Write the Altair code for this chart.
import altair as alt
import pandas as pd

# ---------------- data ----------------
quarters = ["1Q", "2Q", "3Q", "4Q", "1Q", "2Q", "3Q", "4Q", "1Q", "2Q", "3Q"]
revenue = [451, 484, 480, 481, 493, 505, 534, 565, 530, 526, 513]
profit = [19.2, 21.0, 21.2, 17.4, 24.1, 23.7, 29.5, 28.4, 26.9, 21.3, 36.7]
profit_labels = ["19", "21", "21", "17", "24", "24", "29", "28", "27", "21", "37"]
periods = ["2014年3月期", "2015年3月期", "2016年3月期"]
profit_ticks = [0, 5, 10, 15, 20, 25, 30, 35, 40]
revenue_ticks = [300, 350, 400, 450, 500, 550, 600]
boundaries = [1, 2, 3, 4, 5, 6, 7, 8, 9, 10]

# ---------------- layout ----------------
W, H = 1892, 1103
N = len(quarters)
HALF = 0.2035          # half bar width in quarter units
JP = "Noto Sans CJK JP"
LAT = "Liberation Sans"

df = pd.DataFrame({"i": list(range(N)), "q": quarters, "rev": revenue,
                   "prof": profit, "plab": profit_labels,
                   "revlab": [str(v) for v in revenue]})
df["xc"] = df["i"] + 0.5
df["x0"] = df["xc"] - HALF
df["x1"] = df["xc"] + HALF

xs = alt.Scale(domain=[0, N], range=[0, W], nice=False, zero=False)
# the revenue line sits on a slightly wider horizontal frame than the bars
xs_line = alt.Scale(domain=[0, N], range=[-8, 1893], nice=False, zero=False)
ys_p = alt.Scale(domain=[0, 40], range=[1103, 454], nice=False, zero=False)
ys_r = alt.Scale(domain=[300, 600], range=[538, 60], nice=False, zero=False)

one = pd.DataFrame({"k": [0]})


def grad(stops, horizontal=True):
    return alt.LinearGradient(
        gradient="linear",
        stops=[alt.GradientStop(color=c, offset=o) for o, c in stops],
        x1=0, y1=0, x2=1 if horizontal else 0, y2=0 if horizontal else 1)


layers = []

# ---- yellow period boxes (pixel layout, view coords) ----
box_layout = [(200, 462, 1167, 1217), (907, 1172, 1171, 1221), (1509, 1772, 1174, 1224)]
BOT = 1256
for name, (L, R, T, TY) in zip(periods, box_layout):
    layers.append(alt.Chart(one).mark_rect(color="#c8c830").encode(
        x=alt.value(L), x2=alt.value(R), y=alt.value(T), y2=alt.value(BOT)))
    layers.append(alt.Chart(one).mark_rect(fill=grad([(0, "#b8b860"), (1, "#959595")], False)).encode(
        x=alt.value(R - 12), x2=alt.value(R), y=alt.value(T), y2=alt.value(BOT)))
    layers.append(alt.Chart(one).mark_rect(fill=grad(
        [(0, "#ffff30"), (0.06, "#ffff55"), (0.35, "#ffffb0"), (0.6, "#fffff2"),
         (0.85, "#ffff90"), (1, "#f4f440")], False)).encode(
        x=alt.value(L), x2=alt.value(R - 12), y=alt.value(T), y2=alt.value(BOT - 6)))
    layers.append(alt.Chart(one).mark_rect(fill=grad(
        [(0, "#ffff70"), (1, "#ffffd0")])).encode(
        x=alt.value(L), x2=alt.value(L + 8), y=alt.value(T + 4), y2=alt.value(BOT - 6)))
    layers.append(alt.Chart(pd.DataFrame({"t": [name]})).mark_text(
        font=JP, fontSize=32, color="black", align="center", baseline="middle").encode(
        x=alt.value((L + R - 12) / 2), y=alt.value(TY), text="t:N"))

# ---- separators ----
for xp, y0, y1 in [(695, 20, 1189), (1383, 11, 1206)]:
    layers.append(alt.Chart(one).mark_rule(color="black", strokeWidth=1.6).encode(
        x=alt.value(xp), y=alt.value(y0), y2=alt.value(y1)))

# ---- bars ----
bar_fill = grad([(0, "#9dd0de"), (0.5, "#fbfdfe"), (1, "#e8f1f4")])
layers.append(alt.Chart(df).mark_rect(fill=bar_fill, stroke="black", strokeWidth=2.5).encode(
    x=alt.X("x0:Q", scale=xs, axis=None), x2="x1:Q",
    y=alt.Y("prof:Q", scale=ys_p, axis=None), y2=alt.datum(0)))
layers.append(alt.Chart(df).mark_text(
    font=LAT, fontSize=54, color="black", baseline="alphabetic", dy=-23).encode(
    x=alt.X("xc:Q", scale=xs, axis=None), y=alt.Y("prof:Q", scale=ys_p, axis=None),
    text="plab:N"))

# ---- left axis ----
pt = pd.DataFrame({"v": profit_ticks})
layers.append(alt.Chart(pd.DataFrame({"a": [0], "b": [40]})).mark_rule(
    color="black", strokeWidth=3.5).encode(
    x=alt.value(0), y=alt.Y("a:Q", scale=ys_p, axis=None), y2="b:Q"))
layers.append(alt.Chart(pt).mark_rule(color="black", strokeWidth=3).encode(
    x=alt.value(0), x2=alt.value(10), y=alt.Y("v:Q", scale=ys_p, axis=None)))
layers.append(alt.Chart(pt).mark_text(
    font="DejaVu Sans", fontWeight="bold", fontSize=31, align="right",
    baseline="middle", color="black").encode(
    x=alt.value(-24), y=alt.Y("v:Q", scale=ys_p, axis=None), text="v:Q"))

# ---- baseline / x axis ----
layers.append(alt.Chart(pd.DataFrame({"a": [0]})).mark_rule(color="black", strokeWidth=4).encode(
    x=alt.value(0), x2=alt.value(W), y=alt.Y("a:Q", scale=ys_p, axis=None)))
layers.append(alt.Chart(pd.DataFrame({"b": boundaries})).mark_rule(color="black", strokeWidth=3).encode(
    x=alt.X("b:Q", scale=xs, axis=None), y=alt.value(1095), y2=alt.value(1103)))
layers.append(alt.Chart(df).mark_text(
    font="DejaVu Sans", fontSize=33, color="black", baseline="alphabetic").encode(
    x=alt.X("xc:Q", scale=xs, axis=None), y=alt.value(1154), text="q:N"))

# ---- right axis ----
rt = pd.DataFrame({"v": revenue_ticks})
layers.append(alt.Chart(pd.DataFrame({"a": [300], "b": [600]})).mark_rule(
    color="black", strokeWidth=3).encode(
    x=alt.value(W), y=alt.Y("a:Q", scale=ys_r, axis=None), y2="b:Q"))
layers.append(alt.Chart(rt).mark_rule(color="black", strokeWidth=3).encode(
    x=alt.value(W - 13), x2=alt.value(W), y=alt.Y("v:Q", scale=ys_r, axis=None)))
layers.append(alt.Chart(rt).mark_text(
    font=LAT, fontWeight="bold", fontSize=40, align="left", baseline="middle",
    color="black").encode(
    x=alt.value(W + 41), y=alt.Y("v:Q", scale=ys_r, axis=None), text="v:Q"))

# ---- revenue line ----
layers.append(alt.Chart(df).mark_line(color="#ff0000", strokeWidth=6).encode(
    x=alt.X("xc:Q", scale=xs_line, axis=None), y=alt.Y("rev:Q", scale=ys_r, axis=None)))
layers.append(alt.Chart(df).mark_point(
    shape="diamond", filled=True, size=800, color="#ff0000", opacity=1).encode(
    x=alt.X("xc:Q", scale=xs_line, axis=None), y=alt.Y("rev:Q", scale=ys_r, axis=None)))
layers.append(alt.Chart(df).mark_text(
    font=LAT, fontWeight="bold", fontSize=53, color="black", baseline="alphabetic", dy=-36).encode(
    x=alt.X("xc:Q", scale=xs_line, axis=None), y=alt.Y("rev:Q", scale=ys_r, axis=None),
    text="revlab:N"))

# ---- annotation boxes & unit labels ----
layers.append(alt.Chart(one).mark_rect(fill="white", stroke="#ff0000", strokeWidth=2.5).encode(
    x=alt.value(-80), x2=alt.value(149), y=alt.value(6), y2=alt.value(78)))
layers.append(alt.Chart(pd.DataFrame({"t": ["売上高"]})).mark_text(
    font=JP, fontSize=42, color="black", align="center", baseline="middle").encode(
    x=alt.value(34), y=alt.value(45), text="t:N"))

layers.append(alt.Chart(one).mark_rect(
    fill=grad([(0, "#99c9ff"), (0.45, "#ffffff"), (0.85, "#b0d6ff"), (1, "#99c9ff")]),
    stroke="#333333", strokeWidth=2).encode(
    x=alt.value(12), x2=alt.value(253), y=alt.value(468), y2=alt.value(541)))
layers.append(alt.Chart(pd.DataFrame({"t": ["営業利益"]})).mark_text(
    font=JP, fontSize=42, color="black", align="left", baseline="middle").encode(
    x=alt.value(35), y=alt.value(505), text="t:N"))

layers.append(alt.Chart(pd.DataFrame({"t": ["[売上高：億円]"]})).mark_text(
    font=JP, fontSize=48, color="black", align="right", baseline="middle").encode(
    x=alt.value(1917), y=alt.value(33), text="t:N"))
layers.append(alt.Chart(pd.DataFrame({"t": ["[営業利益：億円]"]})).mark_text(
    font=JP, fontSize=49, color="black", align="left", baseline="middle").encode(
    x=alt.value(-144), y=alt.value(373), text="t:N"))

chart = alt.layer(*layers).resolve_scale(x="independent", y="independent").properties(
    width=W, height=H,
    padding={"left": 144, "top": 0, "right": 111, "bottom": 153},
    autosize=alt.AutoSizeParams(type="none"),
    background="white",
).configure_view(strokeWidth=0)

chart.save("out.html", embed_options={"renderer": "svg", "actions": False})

* * *

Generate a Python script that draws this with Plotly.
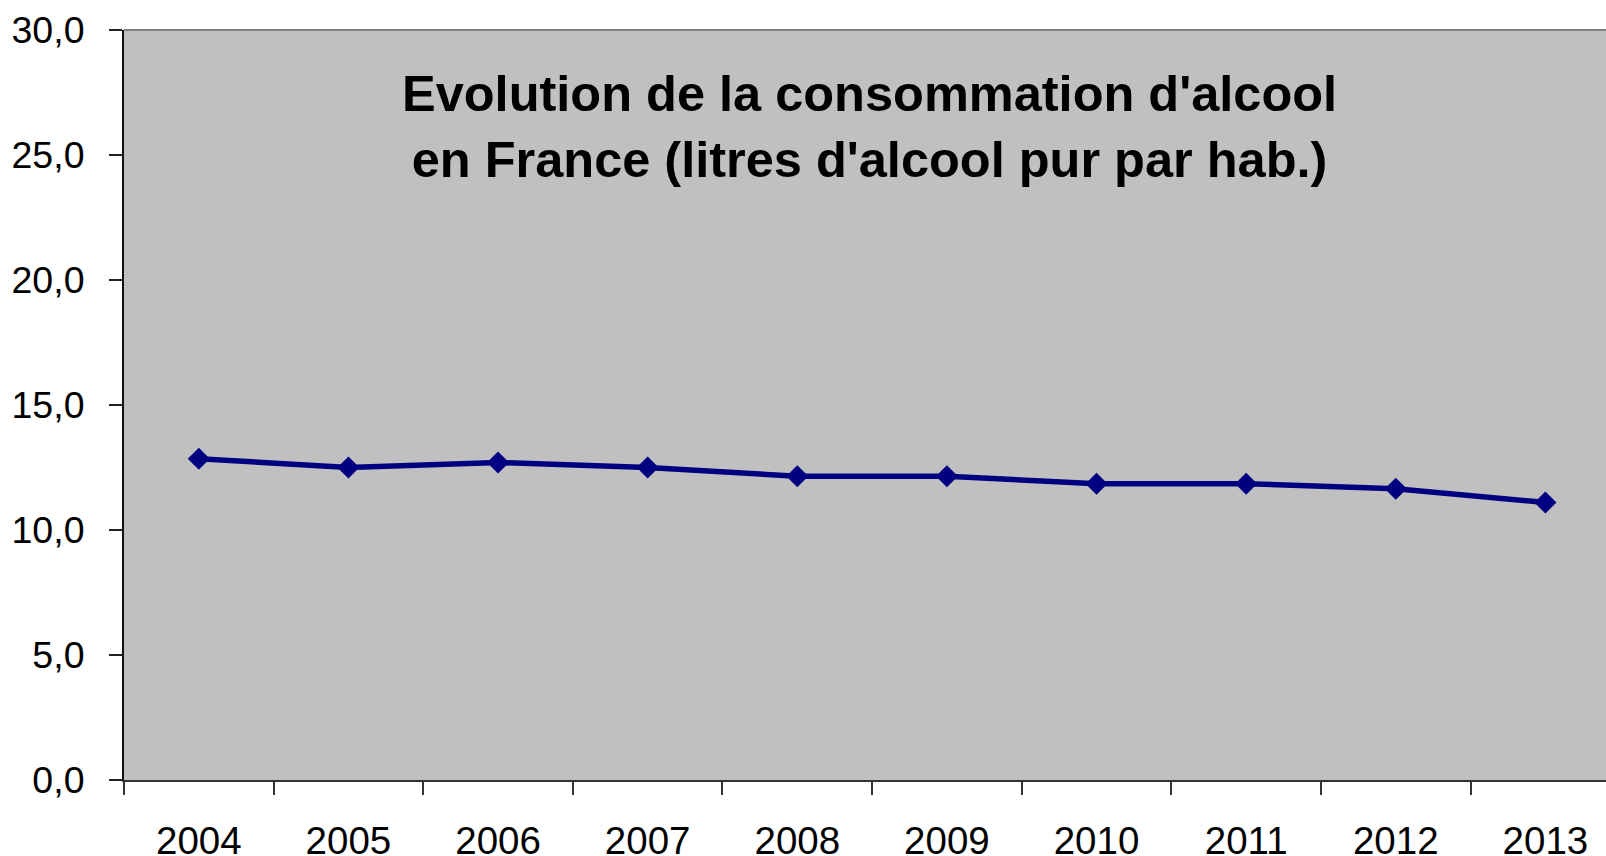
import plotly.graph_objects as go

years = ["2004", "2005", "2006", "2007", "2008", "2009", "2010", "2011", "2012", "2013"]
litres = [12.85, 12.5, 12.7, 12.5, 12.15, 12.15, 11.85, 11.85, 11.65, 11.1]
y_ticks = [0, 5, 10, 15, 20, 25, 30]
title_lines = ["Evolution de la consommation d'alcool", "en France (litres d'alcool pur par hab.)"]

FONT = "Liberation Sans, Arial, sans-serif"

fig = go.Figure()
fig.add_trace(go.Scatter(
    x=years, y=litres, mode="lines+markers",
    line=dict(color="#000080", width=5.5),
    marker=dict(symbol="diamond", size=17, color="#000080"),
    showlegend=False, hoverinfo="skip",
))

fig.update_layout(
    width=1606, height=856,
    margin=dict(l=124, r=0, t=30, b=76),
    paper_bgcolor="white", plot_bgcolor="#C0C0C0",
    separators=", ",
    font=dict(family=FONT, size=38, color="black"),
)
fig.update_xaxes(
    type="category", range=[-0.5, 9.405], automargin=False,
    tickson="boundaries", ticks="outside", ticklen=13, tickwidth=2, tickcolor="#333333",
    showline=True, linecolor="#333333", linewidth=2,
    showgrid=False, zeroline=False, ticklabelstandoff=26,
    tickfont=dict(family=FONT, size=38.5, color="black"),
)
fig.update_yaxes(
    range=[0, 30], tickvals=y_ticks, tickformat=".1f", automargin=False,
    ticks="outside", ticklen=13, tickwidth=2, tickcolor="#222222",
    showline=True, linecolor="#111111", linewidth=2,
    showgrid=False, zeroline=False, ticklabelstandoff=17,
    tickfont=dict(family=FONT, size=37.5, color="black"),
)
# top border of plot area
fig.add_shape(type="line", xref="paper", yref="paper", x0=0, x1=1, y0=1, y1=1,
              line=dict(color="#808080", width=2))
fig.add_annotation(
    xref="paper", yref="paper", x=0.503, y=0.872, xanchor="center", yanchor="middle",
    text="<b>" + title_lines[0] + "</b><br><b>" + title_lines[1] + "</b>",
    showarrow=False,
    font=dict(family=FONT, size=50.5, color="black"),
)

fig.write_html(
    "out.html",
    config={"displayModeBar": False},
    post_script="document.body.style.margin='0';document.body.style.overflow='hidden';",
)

* * *

**Request**
Count the lines of the material that include the word "this", then state only the total.

**Solution below**
2